+++ SOURCE RECORDS
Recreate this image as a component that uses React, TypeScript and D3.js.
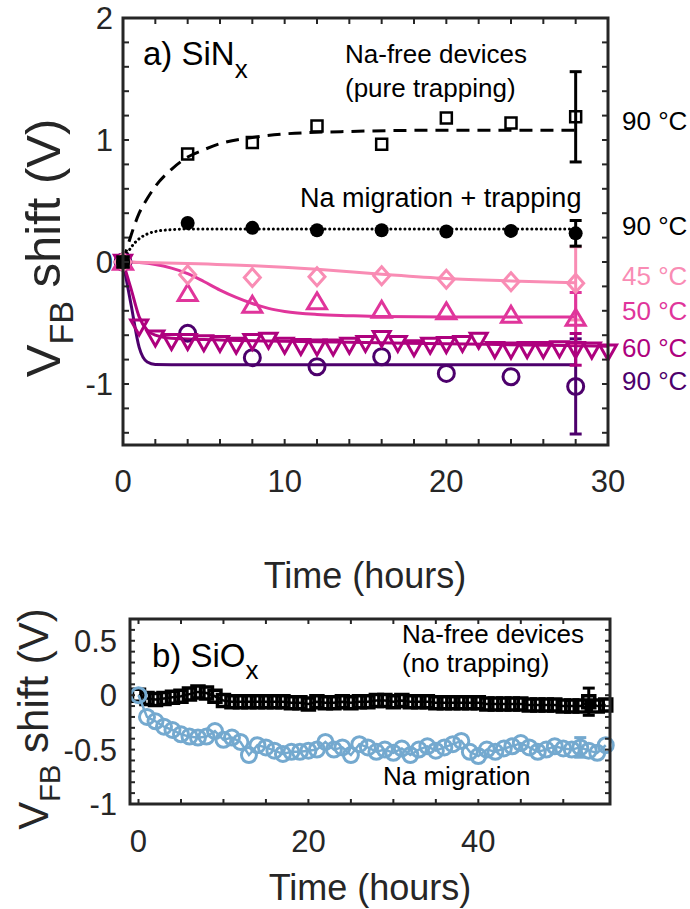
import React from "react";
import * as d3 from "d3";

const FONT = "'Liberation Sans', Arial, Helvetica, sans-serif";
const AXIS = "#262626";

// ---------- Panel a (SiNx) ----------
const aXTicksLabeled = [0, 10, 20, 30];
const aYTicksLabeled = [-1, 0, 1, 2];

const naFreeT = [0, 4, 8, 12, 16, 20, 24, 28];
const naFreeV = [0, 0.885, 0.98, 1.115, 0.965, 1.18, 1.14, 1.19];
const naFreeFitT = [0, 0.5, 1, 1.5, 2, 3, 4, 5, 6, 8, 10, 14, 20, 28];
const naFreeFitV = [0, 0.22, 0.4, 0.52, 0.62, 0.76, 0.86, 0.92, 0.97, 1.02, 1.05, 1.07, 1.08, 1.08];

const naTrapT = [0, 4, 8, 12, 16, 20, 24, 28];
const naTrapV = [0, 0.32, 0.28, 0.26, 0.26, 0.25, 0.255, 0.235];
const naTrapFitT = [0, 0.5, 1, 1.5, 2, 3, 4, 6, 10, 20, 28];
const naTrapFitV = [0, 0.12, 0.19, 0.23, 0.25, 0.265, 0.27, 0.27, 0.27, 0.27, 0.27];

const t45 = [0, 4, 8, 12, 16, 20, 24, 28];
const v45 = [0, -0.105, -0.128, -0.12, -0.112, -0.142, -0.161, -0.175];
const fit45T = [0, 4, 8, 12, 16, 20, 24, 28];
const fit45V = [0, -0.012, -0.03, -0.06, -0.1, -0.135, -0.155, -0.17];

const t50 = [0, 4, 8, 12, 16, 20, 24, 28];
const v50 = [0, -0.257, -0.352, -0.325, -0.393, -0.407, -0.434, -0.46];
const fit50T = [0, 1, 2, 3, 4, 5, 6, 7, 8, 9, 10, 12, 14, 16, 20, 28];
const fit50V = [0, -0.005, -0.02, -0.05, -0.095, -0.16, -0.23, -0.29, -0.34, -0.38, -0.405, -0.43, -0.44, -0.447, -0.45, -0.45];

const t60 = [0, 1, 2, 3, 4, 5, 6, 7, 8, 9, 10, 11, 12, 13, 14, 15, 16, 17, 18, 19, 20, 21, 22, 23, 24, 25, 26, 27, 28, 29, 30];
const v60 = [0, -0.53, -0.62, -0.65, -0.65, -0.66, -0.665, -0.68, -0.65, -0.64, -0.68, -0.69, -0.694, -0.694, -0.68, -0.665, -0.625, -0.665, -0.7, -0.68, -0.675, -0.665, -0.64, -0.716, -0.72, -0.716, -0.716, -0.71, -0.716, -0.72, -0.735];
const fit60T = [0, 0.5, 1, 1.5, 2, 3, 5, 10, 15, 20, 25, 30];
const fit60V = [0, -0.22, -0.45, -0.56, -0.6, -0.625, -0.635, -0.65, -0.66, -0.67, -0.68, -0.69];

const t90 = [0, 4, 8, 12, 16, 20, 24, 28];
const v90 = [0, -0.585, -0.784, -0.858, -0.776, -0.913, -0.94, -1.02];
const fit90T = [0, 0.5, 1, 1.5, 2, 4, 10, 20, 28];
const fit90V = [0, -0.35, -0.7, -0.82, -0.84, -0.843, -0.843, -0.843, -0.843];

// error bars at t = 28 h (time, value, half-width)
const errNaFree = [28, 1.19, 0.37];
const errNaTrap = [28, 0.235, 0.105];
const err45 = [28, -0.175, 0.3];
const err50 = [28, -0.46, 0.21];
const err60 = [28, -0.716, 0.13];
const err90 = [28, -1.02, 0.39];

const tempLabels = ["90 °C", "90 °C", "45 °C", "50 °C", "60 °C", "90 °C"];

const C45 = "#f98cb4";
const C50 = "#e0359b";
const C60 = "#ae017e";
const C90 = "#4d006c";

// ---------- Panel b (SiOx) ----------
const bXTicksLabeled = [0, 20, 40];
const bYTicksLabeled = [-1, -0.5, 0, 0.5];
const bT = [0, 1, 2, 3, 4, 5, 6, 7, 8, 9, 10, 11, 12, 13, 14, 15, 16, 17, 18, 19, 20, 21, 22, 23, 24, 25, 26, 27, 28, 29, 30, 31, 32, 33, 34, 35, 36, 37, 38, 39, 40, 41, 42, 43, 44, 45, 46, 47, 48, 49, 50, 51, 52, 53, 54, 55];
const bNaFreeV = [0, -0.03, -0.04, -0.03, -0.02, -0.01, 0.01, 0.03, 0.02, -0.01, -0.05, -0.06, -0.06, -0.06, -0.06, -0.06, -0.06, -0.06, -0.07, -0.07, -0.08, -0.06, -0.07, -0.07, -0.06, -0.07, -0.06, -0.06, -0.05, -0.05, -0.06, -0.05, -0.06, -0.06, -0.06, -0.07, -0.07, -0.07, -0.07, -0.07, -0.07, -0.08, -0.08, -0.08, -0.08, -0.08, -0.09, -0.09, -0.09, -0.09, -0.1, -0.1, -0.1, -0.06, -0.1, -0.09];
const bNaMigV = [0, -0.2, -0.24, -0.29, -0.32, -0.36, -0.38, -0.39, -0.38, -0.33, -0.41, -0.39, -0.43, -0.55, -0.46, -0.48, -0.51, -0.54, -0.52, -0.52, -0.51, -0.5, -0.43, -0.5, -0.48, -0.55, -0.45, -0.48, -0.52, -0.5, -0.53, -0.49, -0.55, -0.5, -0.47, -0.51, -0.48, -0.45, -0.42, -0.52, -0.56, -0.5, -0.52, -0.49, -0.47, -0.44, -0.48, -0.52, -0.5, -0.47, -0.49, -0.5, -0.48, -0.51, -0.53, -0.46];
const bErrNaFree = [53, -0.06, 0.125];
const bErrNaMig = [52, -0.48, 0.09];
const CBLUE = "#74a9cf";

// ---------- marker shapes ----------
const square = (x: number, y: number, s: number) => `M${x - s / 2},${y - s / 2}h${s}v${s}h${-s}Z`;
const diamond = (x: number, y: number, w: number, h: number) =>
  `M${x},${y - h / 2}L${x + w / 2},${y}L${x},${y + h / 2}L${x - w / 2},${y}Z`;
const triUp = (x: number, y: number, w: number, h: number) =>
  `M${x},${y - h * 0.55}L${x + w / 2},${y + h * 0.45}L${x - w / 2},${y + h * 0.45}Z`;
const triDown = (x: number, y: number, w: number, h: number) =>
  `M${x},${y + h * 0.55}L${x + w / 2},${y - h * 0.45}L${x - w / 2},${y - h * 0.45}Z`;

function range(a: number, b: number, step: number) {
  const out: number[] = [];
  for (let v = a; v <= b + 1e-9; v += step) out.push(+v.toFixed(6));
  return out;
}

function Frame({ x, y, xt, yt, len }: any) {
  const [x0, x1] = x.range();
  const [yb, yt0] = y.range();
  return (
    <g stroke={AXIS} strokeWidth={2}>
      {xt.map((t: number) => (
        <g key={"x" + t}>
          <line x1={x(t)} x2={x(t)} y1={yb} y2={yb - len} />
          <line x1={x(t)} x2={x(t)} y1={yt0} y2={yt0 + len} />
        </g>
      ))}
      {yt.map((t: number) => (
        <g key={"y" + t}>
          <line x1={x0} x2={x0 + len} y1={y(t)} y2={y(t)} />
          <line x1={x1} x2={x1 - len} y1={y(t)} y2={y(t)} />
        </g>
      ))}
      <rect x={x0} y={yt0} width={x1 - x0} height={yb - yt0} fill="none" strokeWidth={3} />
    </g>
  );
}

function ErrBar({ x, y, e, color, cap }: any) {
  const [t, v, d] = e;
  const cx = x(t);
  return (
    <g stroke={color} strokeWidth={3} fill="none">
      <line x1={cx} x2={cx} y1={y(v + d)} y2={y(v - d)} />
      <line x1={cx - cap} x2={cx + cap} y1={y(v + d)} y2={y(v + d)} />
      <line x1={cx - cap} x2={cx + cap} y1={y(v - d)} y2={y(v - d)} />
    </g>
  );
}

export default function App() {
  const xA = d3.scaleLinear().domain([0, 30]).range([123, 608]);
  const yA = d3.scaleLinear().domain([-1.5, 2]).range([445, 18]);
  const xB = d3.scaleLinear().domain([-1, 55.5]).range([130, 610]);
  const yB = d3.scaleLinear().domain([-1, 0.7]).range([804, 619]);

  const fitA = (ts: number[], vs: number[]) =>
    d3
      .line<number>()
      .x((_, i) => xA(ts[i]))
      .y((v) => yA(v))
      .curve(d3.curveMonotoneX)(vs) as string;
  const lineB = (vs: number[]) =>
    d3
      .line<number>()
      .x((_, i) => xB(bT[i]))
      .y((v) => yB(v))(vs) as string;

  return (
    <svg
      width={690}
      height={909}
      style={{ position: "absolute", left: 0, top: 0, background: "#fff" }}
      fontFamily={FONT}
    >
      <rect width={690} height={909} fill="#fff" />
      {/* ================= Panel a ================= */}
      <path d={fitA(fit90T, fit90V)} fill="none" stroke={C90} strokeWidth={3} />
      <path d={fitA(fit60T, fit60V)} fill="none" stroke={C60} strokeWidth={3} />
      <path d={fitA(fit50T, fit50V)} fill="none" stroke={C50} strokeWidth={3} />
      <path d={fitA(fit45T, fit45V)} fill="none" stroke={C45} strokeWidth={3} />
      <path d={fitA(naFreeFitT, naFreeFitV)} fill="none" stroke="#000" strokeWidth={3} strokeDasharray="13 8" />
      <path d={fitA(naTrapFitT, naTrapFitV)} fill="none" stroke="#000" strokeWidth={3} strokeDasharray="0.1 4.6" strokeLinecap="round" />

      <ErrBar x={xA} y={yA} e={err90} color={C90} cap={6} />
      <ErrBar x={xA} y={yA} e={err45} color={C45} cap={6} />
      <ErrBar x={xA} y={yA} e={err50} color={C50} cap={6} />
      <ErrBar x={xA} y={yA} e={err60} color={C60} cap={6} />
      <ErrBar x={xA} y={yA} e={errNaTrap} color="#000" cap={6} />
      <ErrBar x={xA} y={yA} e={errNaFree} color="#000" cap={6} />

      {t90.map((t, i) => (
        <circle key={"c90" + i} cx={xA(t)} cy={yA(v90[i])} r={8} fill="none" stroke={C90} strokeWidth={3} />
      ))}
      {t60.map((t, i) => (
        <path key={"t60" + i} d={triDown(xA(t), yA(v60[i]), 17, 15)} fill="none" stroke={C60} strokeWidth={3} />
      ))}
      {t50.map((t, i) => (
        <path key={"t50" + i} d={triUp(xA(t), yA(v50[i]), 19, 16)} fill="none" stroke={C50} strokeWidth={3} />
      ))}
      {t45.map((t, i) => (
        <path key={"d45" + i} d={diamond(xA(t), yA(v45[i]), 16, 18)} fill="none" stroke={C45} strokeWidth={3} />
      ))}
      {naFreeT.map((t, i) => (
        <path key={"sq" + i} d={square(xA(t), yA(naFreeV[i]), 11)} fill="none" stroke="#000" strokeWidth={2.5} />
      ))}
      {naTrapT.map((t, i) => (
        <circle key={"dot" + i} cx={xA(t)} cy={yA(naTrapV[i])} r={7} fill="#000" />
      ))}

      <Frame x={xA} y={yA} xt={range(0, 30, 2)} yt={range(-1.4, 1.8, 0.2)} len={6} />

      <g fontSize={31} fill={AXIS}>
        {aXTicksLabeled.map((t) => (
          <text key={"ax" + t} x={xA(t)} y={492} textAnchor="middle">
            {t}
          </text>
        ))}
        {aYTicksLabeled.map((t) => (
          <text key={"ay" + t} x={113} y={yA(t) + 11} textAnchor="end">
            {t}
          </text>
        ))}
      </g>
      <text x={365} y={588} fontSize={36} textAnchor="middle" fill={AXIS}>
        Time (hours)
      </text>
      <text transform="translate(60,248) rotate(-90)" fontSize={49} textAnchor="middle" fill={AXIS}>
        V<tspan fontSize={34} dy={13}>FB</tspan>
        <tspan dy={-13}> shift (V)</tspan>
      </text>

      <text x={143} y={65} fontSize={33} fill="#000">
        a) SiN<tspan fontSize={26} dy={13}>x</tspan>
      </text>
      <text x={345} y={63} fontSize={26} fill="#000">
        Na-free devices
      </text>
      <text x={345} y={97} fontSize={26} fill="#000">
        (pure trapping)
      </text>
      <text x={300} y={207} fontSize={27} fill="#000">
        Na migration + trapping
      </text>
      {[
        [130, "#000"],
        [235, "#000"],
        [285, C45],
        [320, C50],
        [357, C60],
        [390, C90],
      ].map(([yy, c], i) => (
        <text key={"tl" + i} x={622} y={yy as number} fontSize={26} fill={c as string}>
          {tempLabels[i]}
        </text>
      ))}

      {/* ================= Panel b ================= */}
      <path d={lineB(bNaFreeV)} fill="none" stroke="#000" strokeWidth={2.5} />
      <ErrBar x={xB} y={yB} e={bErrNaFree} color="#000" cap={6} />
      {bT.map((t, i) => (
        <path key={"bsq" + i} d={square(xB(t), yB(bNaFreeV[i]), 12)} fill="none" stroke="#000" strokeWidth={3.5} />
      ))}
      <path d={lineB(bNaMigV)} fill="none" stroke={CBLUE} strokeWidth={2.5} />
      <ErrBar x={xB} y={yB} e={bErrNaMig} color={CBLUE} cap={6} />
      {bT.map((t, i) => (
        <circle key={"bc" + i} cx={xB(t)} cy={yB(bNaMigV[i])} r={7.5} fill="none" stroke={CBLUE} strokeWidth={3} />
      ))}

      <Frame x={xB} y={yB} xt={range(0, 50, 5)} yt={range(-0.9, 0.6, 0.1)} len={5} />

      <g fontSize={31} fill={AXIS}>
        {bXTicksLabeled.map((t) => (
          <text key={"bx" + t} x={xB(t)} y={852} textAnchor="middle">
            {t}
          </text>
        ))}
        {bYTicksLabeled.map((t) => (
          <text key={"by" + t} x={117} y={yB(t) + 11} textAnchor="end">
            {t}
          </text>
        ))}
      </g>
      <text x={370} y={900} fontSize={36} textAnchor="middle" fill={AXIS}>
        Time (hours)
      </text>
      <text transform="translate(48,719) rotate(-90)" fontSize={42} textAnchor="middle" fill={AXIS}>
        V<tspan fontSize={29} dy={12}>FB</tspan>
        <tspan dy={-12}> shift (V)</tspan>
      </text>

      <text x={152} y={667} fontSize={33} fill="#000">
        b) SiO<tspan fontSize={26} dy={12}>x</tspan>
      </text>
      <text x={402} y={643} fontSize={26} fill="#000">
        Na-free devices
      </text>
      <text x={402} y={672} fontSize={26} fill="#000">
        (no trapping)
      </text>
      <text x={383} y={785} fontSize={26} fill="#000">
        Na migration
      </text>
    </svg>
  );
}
++++++
+++ SOURCE RECORDS
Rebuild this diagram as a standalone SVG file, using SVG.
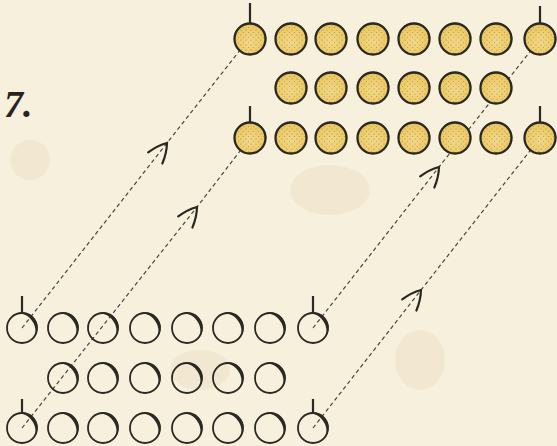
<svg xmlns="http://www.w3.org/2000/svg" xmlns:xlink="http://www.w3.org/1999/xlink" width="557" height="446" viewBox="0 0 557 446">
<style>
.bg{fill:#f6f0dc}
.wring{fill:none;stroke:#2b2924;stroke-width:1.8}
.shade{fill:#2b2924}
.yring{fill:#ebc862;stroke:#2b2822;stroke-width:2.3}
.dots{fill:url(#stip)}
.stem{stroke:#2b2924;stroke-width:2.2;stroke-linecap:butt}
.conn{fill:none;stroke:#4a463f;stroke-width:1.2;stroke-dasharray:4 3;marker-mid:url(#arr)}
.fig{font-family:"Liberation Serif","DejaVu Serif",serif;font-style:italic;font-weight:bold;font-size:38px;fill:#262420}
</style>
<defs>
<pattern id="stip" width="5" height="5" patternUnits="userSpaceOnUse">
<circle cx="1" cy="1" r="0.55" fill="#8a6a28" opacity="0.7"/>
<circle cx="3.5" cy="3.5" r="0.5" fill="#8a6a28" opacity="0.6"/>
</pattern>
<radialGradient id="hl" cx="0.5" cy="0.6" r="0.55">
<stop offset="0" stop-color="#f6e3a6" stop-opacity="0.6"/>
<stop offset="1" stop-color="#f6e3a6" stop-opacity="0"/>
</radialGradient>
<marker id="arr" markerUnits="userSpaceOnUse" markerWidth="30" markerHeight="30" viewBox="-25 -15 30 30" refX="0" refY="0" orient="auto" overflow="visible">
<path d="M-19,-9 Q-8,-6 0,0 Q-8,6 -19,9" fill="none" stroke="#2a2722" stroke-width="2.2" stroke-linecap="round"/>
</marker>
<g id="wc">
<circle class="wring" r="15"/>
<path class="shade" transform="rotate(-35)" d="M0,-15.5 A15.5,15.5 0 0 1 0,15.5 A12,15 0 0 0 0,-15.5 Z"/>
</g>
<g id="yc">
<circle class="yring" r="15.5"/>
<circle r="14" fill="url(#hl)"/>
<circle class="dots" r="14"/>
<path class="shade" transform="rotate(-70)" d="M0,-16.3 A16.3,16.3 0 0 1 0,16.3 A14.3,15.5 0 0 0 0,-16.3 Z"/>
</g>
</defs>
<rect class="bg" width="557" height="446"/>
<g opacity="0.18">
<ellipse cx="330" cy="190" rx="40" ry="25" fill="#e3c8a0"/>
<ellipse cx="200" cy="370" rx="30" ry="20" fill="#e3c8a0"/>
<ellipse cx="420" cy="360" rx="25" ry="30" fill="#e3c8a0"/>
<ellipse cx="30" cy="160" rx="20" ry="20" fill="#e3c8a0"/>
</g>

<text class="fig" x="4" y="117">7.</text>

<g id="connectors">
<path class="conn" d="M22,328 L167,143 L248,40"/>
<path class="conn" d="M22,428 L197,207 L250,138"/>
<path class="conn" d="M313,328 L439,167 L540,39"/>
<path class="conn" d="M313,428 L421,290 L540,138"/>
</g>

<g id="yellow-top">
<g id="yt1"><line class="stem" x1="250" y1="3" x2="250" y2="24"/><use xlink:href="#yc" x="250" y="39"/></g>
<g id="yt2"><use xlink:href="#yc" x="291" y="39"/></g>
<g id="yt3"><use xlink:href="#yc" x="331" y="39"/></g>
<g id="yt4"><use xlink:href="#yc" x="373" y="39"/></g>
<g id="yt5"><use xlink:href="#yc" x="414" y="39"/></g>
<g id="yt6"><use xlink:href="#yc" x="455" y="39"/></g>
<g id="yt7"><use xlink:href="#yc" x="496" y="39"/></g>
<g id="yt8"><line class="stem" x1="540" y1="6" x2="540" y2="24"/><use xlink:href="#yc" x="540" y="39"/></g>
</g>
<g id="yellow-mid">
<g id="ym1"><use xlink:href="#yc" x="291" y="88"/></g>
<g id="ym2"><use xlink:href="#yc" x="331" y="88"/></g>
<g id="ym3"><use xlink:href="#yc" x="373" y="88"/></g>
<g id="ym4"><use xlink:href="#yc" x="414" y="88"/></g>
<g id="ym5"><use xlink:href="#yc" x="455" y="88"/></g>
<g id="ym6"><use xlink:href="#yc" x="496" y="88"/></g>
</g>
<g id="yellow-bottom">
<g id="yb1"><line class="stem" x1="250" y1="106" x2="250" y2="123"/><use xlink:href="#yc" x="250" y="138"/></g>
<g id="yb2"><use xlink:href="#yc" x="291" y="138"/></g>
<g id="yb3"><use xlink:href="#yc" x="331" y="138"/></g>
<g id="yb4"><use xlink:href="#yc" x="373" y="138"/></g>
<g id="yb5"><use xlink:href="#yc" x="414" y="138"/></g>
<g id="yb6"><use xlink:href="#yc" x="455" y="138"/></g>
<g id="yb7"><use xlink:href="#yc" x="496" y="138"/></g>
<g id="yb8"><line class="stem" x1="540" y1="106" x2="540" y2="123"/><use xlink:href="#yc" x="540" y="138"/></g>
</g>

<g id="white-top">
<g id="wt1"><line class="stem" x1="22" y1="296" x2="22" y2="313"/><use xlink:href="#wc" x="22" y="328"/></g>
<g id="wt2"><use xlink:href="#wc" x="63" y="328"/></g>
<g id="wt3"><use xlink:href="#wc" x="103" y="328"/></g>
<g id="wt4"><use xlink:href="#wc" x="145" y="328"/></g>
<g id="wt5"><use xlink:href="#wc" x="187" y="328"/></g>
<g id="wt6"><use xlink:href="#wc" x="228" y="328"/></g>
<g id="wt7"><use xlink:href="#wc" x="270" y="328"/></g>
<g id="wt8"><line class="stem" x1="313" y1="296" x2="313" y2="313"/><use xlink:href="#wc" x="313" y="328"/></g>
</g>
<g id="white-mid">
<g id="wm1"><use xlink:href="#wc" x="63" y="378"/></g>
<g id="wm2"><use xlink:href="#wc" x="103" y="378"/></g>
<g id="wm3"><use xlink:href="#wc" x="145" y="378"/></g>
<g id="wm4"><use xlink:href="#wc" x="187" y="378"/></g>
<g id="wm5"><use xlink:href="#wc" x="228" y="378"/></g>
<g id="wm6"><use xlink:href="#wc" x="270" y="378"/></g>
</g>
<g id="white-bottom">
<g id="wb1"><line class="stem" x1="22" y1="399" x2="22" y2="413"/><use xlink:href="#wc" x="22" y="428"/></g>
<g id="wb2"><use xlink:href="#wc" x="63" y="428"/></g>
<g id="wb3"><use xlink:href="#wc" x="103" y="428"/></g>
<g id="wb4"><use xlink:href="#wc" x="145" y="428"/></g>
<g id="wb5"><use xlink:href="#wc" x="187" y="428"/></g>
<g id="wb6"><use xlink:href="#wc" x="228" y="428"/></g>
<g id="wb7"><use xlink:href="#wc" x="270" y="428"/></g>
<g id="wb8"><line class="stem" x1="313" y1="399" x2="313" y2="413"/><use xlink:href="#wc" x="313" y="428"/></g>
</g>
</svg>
++++++
WHAT IS NEEDED: Search the data for "React" and list every line in which it occurs.

FINISHED EXERCISE:
Recreate this image as a component that uses React, TypeScript and D3.js.
import React from "react";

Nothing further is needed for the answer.